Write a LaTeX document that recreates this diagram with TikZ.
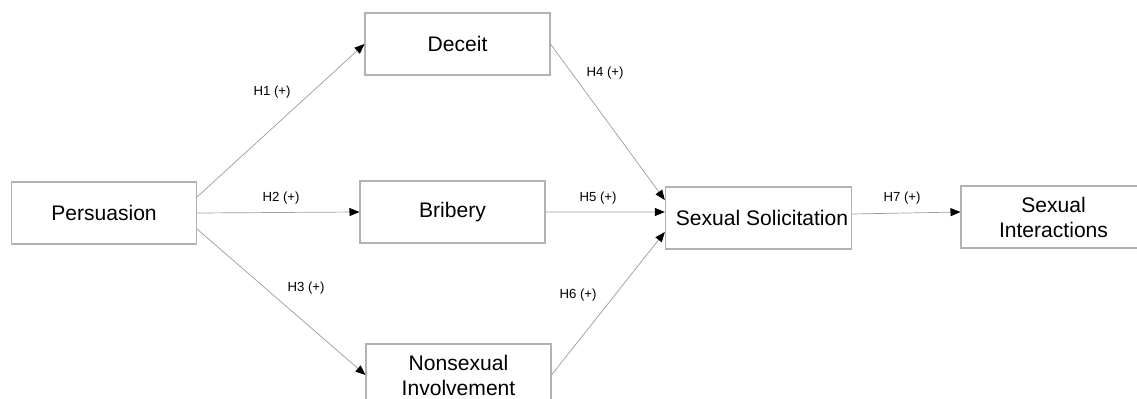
\documentclass[tikz,border=0pt]{standalone}
\usepackage{fontspec}
\setmainfont{Liberation Sans}
\usetikzlibrary{arrows.meta,positioning}
\definecolor{mdlLine}{HTML}{9c9c9c}
\definecolor{mdlBox}{HTML}{b2b2b2}
\tikzset{
  >={Triangle[length=2mm,width=1.6mm,color=black]},
  construct/.style={draw=mdlBox, line width=0.6pt, fill=white,
              minimum width=3.7cm, minimum height=1.24cm,
              align=center, inner sep=2pt, font=\fontsize{12}{14.2}\selectfont},
  hyp/.style={font=\fontsize{7.5}{9}\selectfont, inner sep=1pt},
  link/.style={->, draw=mdlLine, line width=0.4pt},
}

\begin{document}
\begin{tikzpicture}[x=0.02cm,y=-0.02cm]
  \useasboundingbox (0,0) rectangle (1137,399);
  % constructs
  \node[construct] (pers) at (104,213) {Persuasion};
  \node[construct] (dec) at (457.5,44) {Deceit};
  \node[construct] (bri) at (452.5,212) {Bribery};
  \node[construct] (inv) at (458.5,375) {Nonsexual\\Involvement};
  \node[construct] (sol) at (758.5,218) {\hspace*{4pt}Sexual Solicitation};
  \node[construct] (int) at (1053.5,217) {Sexual\\Interactions};
  % hypothesised paths
  \draw[link] ([yshift=0.32cm]pers.east) -- (dec.west);
  \draw[link] (pers.east) -- (bri.west);
  \draw[link] ([yshift=-0.32cm]pers.east) -- (inv.west);
  \draw[link] (dec.east) -- ([yshift=0.36cm]sol.west);
  \draw[link] (bri.east) -- ([yshift=0.12cm]sol.west);
  \draw[link] (inv.east) -- ([yshift=-0.28cm]sol.west);
  \draw[link] ([yshift=0.08cm]sol.east) -- ([yshift=0.1cm]int.west);
  % labels
  \node[hyp] (h1) at (272,92) {H1 (+)};
  \node[hyp] (h2) at (281,198) {H2 (+)};
  \node[hyp] (h3) at (306,288) {H3 (+)};
  \node[hyp] (h4) at (605,73) {H4 (+)};
  \node[hyp] (h5) at (598,198) {H5 (+)};
  \node[hyp] (h6) at (578,295) {H6 (+)};
  \node[hyp] (h7) at (902,198) {H7 (+)};
\end{tikzpicture}
\end{document}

Aim of the task
Reproduce the full listing above verbatim, with no pictures included.

Task result
Write a LaTeX document that recreates this diagram with TikZ.
\documentclass[tikz,border=0pt]{standalone}
\usepackage{fontspec}
\setmainfont{Liberation Sans}
\usetikzlibrary{arrows.meta,positioning}
\definecolor{mdlLine}{HTML}{9c9c9c}
\definecolor{mdlBox}{HTML}{b2b2b2}
\tikzset{
  >={Triangle[length=2mm,width=1.6mm,color=black]},
  construct/.style={draw=mdlBox, line width=0.6pt, fill=white,
              minimum width=3.7cm, minimum height=1.24cm,
              align=center, inner sep=2pt, font=\fontsize{12}{14.2}\selectfont},
  hyp/.style={font=\fontsize{7.5}{9}\selectfont, inner sep=1pt},
  link/.style={->, draw=mdlLine, line width=0.4pt},
}

\begin{document}
\begin{tikzpicture}[x=0.02cm,y=-0.02cm]
  \useasboundingbox (0,0) rectangle (1137,399);
  % constructs
  \node[construct] (pers) at (104,213) {Persuasion};
  \node[construct] (dec) at (457.5,44) {Deceit};
  \node[construct] (bri) at (452.5,212) {Bribery};
  \node[construct] (inv) at (458.5,375) {Nonsexual\\Involvement};
  \node[construct] (sol) at (758.5,218) {\hspace*{4pt}Sexual Solicitation};
  \node[construct] (int) at (1053.5,217) {Sexual\\Interactions};
  % hypothesised paths
  \draw[link] ([yshift=0.32cm]pers.east) -- (dec.west);
  \draw[link] (pers.east) -- (bri.west);
  \draw[link] ([yshift=-0.32cm]pers.east) -- (inv.west);
  \draw[link] (dec.east) -- ([yshift=0.36cm]sol.west);
  \draw[link] (bri.east) -- ([yshift=0.12cm]sol.west);
  \draw[link] (inv.east) -- ([yshift=-0.28cm]sol.west);
  \draw[link] ([yshift=0.08cm]sol.east) -- ([yshift=0.1cm]int.west);
  % labels
  \node[hyp] (h1) at (272,92) {H1 (+)};
  \node[hyp] (h2) at (281,198) {H2 (+)};
  \node[hyp] (h3) at (306,288) {H3 (+)};
  \node[hyp] (h4) at (605,73) {H4 (+)};
  \node[hyp] (h5) at (598,198) {H5 (+)};
  \node[hyp] (h6) at (578,295) {H6 (+)};
  \node[hyp] (h7) at (902,198) {H7 (+)};
\end{tikzpicture}
\end{document}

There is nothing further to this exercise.